ゲラサの町やそこを支配する悪霊を見ると不吉で妖しいのだが、一方主イエスを見ると何が「正気」なことなのかもわかる。主イエスは悪霊と同じリングで戦っていない。主イエスの行為は「この人から出ていけ」と命じ、「名は何というのか」と尋ねただけである。加えて、悪霊の願い「この地方から追い出さないように」「豚の中に乗り移らせてくれ」に許可を与えた、これだけである。むしろここで主イエスは悪霊の願いも叶える(許す)のか!と驚いていいのかもしれない。それに対して悪霊は、彼を見るや「いと高き神の子イエス!」と彼を真のキリストと告白し、且つ彼を畏れ、名を問われて「レギオン、我々は大勢だ」と名乗り、豚への乗り移りを彼に願い、許されるや暴走して湖に飛び込み、湖で溺れ死ぬ……つまり悪霊は主イエスと対面するや、彼が栄えの主であるに対して、自らが滅ぶべきものであることを告白し、自滅して行ったのである。悪霊は追放されたというより、自ら出て行き〜自滅したと言えるだろう。
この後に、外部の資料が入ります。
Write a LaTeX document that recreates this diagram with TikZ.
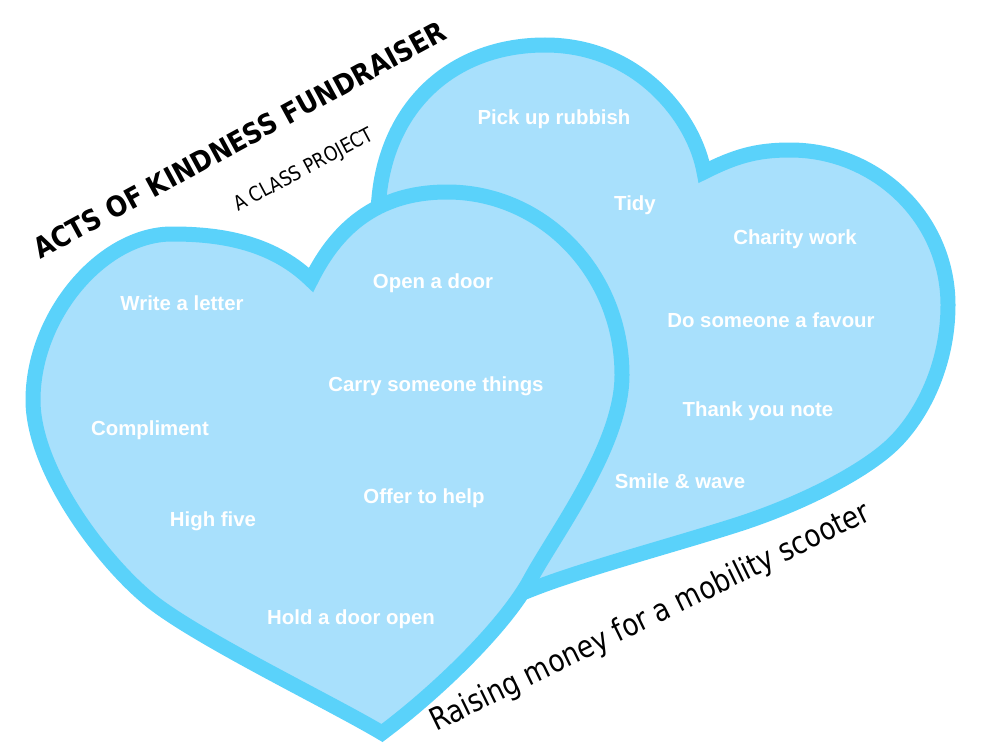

物語後半14〜20節、ともすると私たちはここを読み飛ばしているのではないか。しかし物語として後半は、悪霊が暴れ回った前半同様に妖しげで不可解である。後半もまた「悪霊物語」なのである。悪霊を追い出してもらい「正気」になって服を着て主イエスの元に座る=イエスの教えを聞き・学び、弟子となるという姿…に対して、豚飼い、町の人々、ことの成り行きを見てそれらを語り聞かせた人々 がもう一方の人々として描かれている。そして彼らが「ここから出て行ってほしい」と主イエスに願うのである。明らかに「出ていけ」との言葉は、前半で主イエスが悪霊に「この人から出ていけ」と命じた言葉と並行する。とすると、町の人々は主イエスをキリストではなく「レギオン以上の力を持つ悪霊」と理解し、恐怖したのかもしれない。
私はこの箇所を中学2年の授業「イエス・キリストの生涯」では必ず取り上げる。悪霊追放の物語を一緒に読んでいき、前半と後半がパラレル=平行して物語が展開している様子を指摘するのだが、そうしたらある生徒が「先生、それじゃあ、町の人もまた、悪霊に取り憑かれているってことじゃないか!」と指摘してくれたので、「してやったり!」と心ひそかに思った。そうだ。主イエスを前にして、そのキリストとしての御業を見たのに彼をキリストと告白しない。ここに悪霊の残滓:悪霊の力がまだこの町に残っていることを見るのである。
しかし主イエスはまだ悪霊の香り漂う町の人の言葉に、すごすご逃げ帰ったのではない。「正気」になり、イエスの弟子になった人に「あなたの家族に、主があなたにしてくださったこと=主があなたを憐んでくださったことを告げよ」と主の憐みの宣教を命じる。これは派遣の言葉である。憐みの言葉は家族から町中へ〜地方全体へ広がっていく。これは地方に取り憑いている悪霊が追放されてゆく姿だろう。主イエスは悪霊追放を、その地方の弟子に任せたのである。主の憐みと恵みを語るなら、悪霊は自ら立ち去り、自滅してゆく。私たちの教会が、「この町の教会」として存在している意義がここに示されている。大きなことを託されているのではない。まずは家族に「主があなたを憐んでくださった」と語ることから始まるのである。
編集者注:今村先生が何もなすことができなかったと語った不登校の中学生は自主退学ののち3年後に今村先生と再会し、自主退学ののち他校に進学し、教会で洗礼を受けたと笑顔で語ったとのことです。